>> Begin Raw data

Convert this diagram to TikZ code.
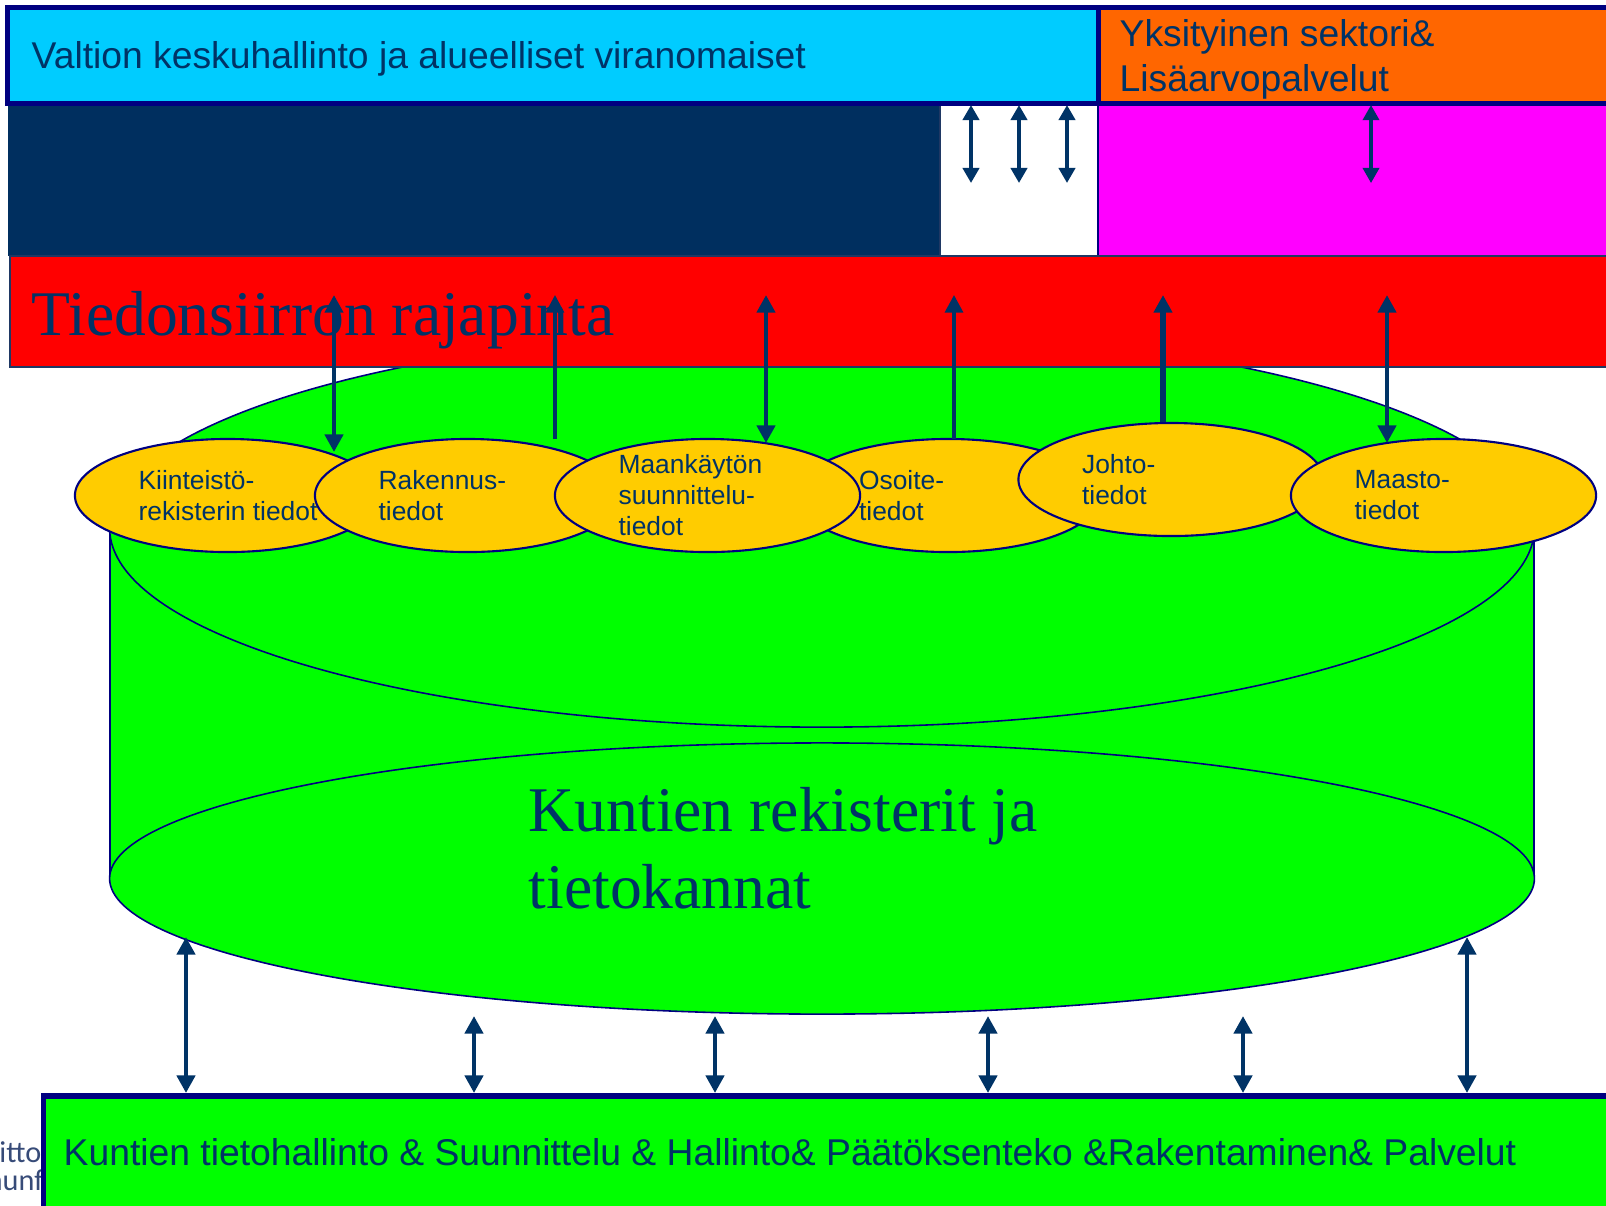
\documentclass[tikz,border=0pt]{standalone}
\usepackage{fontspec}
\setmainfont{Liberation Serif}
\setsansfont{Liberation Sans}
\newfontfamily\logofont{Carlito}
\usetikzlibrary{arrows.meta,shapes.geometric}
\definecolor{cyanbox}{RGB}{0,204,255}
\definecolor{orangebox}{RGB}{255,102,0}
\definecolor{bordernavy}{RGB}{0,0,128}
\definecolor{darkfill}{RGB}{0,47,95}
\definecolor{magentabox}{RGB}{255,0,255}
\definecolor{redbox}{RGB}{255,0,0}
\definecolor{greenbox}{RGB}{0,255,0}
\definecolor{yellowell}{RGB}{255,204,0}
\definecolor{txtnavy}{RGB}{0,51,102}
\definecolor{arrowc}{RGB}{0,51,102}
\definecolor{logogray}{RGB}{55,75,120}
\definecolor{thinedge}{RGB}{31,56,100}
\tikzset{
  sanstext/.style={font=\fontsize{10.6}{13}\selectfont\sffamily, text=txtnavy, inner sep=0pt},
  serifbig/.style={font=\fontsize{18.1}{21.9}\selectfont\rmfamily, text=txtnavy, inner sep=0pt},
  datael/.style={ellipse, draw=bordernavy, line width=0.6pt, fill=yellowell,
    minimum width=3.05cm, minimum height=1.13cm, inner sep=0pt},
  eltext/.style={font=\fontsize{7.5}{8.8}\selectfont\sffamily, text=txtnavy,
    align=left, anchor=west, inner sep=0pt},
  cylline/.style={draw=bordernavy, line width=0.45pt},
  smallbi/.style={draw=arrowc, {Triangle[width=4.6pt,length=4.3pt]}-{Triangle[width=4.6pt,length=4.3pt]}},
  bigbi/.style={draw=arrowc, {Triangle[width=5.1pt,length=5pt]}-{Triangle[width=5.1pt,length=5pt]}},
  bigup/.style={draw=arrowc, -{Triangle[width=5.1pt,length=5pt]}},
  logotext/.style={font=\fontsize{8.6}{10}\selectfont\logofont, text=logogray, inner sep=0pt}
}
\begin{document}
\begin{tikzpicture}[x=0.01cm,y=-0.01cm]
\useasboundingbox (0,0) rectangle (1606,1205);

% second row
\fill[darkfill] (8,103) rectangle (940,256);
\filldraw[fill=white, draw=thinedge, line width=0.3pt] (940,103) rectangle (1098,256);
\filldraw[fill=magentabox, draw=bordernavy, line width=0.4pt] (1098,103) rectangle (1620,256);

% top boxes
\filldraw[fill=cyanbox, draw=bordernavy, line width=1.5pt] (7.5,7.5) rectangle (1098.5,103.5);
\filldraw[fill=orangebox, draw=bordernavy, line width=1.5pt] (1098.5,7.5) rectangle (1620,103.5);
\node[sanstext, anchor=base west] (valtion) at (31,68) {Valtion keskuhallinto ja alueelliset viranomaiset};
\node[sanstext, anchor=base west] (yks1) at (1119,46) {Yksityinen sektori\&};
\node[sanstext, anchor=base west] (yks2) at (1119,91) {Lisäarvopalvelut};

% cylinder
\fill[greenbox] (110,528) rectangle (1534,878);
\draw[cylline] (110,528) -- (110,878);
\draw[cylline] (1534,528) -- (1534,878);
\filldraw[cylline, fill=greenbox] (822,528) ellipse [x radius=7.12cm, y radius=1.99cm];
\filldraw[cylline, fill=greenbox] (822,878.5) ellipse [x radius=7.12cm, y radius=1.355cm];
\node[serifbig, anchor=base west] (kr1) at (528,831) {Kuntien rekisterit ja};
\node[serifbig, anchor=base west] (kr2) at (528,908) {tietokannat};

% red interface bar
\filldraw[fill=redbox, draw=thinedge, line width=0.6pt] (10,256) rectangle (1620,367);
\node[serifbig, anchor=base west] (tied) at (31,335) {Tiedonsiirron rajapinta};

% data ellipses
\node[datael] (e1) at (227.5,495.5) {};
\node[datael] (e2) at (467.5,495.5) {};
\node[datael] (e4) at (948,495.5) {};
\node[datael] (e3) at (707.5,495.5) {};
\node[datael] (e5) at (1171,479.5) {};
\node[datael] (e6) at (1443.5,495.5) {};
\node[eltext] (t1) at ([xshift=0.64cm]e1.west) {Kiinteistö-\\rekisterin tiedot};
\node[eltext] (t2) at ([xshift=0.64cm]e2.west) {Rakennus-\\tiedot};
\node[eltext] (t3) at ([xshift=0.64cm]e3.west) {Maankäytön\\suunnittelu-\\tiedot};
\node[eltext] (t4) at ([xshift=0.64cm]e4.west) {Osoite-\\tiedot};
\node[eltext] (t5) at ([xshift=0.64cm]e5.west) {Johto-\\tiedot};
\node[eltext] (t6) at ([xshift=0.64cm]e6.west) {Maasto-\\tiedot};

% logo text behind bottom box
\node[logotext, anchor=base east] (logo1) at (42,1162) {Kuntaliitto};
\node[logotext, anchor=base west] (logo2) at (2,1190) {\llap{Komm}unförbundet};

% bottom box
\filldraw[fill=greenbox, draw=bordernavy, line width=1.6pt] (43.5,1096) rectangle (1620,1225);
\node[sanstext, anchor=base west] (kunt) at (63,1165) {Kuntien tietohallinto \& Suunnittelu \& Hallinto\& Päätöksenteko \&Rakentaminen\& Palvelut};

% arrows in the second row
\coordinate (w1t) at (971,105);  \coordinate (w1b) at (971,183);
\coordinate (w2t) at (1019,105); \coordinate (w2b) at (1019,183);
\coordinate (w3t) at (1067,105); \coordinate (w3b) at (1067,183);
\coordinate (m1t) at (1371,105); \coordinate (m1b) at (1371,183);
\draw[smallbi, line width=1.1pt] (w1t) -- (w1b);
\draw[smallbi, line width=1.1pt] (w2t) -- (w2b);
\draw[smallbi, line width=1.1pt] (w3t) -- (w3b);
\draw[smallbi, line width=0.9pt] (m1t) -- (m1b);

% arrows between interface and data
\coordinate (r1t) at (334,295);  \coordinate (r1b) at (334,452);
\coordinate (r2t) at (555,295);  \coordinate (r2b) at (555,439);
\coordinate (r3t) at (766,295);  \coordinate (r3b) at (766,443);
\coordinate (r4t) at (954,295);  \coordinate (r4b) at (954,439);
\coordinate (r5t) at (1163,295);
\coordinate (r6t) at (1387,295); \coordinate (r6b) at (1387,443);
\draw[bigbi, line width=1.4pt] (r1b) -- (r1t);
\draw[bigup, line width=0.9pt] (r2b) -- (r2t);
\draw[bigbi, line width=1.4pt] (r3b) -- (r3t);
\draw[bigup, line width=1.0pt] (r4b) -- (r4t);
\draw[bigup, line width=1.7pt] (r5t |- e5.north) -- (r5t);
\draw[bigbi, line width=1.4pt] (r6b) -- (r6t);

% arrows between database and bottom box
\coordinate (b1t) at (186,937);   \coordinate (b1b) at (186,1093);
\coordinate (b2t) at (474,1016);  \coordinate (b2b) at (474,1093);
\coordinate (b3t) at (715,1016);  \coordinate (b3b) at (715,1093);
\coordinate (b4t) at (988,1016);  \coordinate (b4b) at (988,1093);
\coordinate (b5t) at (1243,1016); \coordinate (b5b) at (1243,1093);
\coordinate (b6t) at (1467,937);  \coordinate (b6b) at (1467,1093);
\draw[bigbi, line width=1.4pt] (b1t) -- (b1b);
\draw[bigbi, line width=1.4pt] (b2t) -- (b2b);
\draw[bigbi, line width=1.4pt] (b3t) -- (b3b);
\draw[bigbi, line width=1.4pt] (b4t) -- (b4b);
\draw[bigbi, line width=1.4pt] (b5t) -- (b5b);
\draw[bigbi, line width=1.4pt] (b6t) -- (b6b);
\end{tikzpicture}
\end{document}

>> End Raw data
>> Begin Raw data

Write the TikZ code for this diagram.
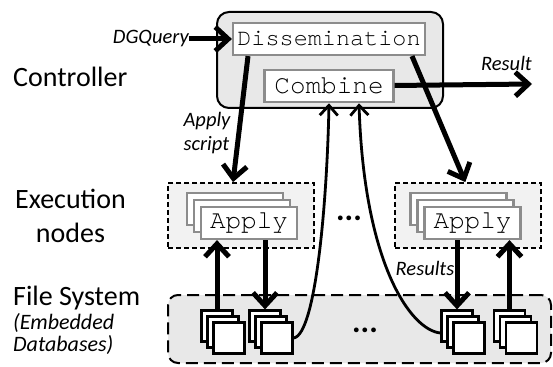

>> End Raw data

Keep to the lines above from the line with "Convert this diagram to TikZ code." to the line with "(1098,103) rectangle (1620,256);", and set down exactly those, inclusive, with nothing else and every picture left out.

Convert this diagram to TikZ code.
\documentclass[tikz,border=0pt]{standalone}
\usepackage{fontspec}
\setmainfont{Liberation Serif}
\setsansfont{Liberation Sans}
\newfontfamily\logofont{Carlito}
\usetikzlibrary{arrows.meta,shapes.geometric}
\definecolor{cyanbox}{RGB}{0,204,255}
\definecolor{orangebox}{RGB}{255,102,0}
\definecolor{bordernavy}{RGB}{0,0,128}
\definecolor{darkfill}{RGB}{0,47,95}
\definecolor{magentabox}{RGB}{255,0,255}
\definecolor{redbox}{RGB}{255,0,0}
\definecolor{greenbox}{RGB}{0,255,0}
\definecolor{yellowell}{RGB}{255,204,0}
\definecolor{txtnavy}{RGB}{0,51,102}
\definecolor{arrowc}{RGB}{0,51,102}
\definecolor{logogray}{RGB}{55,75,120}
\definecolor{thinedge}{RGB}{31,56,100}
\tikzset{
  sanstext/.style={font=\fontsize{10.6}{13}\selectfont\sffamily, text=txtnavy, inner sep=0pt},
  serifbig/.style={font=\fontsize{18.1}{21.9}\selectfont\rmfamily, text=txtnavy, inner sep=0pt},
  datael/.style={ellipse, draw=bordernavy, line width=0.6pt, fill=yellowell,
    minimum width=3.05cm, minimum height=1.13cm, inner sep=0pt},
  eltext/.style={font=\fontsize{7.5}{8.8}\selectfont\sffamily, text=txtnavy,
    align=left, anchor=west, inner sep=0pt},
  cylline/.style={draw=bordernavy, line width=0.45pt},
  smallbi/.style={draw=arrowc, {Triangle[width=4.6pt,length=4.3pt]}-{Triangle[width=4.6pt,length=4.3pt]}},
  bigbi/.style={draw=arrowc, {Triangle[width=5.1pt,length=5pt]}-{Triangle[width=5.1pt,length=5pt]}},
  bigup/.style={draw=arrowc, -{Triangle[width=5.1pt,length=5pt]}},
  logotext/.style={font=\fontsize{8.6}{10}\selectfont\logofont, text=logogray, inner sep=0pt}
}
\begin{document}
\begin{tikzpicture}[x=0.01cm,y=-0.01cm]
\useasboundingbox (0,0) rectangle (1606,1205);

% second row
\fill[darkfill] (8,103) rectangle (940,256);
\filldraw[fill=white, draw=thinedge, line width=0.3pt] (940,103) rectangle (1098,256);
\filldraw[fill=magentabox, draw=bordernavy, line width=0.4pt] (1098,103) rectangle (1620,256);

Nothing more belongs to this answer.